É contra isso que o Fluminense vai jogar. Mas não contra apenas isso. Nesta sexta-feira, do outro lado do campo estará uma construção que consumiu bilhões de reais dos Emirados Árabes, a sexta maior reserva de petróleo do mundo. Do outro lado, estará um meticuloso planejamento de dominação do futebol, que tem como peça central o homem que revolucionou o jogo nas últimas décadas: Pep Guardiola. Estará o time que, em maio, fez o Real Madrid parecer uma equipe de segunda categoria, submetido a 90 minutos de sufocamento e um futebol sublime. Estará o campeão de um continente que não perde o Mundial de Clubes há 10 anos.
O jogo contra os europeus foi se tornando mais e mais pesado. Não seria diferente para o Fluminense, cujo elenco está longe de ser barato, mas tampouco ocupa o topo da pirâmide econômica do futebol brasileiro. Este Fluminense desafia as probabilidades ao reunir sete titulares acima dos 33 anos, prova de como Fernando Diniz desafia crença, mas também de que este é um clube que lida com limitações no mercado. O nome de grande repercussão global deste elenco, Marcelo, retornou aos 35 anos, para acrescentar talento mas, também, preocupações com seu físico.

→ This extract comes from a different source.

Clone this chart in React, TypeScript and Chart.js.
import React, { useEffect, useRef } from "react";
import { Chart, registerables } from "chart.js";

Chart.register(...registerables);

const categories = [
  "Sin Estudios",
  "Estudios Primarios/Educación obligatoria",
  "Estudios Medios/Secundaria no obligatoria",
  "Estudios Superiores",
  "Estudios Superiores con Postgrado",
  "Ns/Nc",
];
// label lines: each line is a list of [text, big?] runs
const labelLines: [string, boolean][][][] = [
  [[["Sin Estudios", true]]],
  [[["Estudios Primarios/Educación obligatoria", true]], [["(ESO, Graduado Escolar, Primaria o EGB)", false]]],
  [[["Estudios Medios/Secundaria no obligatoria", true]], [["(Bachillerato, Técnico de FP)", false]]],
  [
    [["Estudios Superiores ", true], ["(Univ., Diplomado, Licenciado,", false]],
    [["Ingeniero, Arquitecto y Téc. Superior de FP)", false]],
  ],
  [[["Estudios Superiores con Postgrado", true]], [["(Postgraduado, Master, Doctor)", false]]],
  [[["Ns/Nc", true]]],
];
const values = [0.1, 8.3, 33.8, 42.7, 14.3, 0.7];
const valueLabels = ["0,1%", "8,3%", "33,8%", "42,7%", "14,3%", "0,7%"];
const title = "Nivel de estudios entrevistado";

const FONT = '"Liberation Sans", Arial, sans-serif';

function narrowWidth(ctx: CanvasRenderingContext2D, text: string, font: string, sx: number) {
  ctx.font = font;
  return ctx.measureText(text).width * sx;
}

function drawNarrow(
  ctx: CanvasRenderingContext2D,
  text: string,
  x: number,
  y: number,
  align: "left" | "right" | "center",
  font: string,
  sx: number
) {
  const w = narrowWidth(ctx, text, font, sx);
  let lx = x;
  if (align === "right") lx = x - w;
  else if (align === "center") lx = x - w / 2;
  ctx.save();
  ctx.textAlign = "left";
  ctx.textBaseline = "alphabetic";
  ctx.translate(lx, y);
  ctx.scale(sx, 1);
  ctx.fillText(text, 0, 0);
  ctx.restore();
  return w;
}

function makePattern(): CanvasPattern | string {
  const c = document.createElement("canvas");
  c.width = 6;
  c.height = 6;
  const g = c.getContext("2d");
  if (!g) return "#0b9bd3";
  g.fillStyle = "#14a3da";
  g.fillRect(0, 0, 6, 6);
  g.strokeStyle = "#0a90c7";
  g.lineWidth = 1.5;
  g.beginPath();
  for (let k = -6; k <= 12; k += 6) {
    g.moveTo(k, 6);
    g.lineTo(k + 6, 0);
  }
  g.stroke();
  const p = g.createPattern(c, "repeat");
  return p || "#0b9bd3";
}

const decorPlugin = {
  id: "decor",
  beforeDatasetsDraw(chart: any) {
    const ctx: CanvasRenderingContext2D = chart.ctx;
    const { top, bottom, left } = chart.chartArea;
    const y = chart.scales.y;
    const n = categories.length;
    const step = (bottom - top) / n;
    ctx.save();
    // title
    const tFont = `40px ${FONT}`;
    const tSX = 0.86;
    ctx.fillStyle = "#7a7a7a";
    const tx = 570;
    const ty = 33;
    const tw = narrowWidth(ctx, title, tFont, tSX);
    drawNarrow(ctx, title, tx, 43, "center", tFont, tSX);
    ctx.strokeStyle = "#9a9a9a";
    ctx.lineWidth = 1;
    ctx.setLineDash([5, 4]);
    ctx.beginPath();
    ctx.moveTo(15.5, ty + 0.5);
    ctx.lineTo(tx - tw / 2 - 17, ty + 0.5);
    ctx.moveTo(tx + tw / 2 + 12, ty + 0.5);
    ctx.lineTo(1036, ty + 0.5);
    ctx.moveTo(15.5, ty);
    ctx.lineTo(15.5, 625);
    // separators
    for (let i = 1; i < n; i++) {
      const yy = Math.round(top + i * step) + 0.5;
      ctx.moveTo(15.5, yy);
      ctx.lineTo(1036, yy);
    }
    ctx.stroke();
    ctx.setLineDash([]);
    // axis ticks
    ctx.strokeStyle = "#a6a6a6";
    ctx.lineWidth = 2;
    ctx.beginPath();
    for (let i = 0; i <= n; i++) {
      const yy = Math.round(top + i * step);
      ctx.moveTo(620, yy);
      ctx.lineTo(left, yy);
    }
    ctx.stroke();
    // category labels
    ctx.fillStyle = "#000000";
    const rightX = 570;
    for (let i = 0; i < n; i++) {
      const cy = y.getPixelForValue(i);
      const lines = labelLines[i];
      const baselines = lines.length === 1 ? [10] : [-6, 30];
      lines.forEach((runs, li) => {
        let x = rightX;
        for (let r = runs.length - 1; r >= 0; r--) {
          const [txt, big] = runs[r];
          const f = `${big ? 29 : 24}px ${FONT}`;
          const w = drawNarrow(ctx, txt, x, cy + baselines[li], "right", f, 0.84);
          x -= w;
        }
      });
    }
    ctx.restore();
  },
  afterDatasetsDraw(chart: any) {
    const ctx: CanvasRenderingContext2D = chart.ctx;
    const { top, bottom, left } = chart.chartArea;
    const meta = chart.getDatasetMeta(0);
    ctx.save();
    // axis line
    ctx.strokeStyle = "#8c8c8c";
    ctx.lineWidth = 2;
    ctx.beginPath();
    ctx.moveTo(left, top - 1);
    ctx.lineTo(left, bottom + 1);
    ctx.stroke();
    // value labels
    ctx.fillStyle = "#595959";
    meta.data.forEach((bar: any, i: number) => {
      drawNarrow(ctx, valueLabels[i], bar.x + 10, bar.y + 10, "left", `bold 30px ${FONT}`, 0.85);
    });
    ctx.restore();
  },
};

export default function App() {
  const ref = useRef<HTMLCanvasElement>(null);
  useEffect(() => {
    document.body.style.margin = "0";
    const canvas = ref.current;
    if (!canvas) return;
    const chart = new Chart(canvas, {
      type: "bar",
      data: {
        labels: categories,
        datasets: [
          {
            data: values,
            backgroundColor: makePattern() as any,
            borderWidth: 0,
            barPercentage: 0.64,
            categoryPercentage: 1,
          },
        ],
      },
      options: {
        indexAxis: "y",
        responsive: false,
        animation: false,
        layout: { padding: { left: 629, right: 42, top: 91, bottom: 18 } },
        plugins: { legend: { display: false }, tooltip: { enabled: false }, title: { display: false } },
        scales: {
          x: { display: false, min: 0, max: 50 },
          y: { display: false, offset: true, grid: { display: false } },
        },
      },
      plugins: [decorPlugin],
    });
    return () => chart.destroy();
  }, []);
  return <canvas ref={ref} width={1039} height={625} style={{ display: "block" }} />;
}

Caso consiga interromper a sequência de taças europeias, este Fluminense terá realizado uma façanha brutal, difícil de dimensionar. Não será simples encontrar, ao longo da história, um feito tão impactante quando se leva em conta o contexto, uma era de disparidades profundas. Não fossem os desfalques do Manchester City, talvez fosse possível cravar sem medo que esta seria a mais impressionante vitória de um clube do Brasil num Mundial de Clubes. Mas mesmo as ausências do time inglês – chamado de inglês por uma mera questão da localização geográfica de seu estádio – não parecem anular o impacto que teria uma vitória tricolor nesta tarde.
Não é simples, não parece o resultado mais provável. Mas, com ou sem ele, o Fluminense terá muitos motivos para se orgulhar de seu 2023. Porque foi protagonizado por este time, em seus jogos mais notáveis do ano, boa parte dos melhores momentos de futebol que se viu no país na temporada. E foi com seu jeito autoral que o tricolor chegou à Arábia Saudita e arrancou de Guardiola referências das mais respeitosas.
“Temos que ser precisos, aceitar que eles jogam de um jeito que nunca enfrentamos”, disse ele na coletiva. O mundo global tornou o futebol jogado na elite europeia uma influência que moldou o jogo mundo afora. A excepcionalidade é um símbolo da coragem deste Fluminense. Não há estilo que assegure resultado, mas será simbólico ver, no maior palco e diante do maior dos desafios, o tricolor exibindo sua identidade de jogo. O 2023 do Fluminense merecia um que a cena final fosse um jogo deste porte.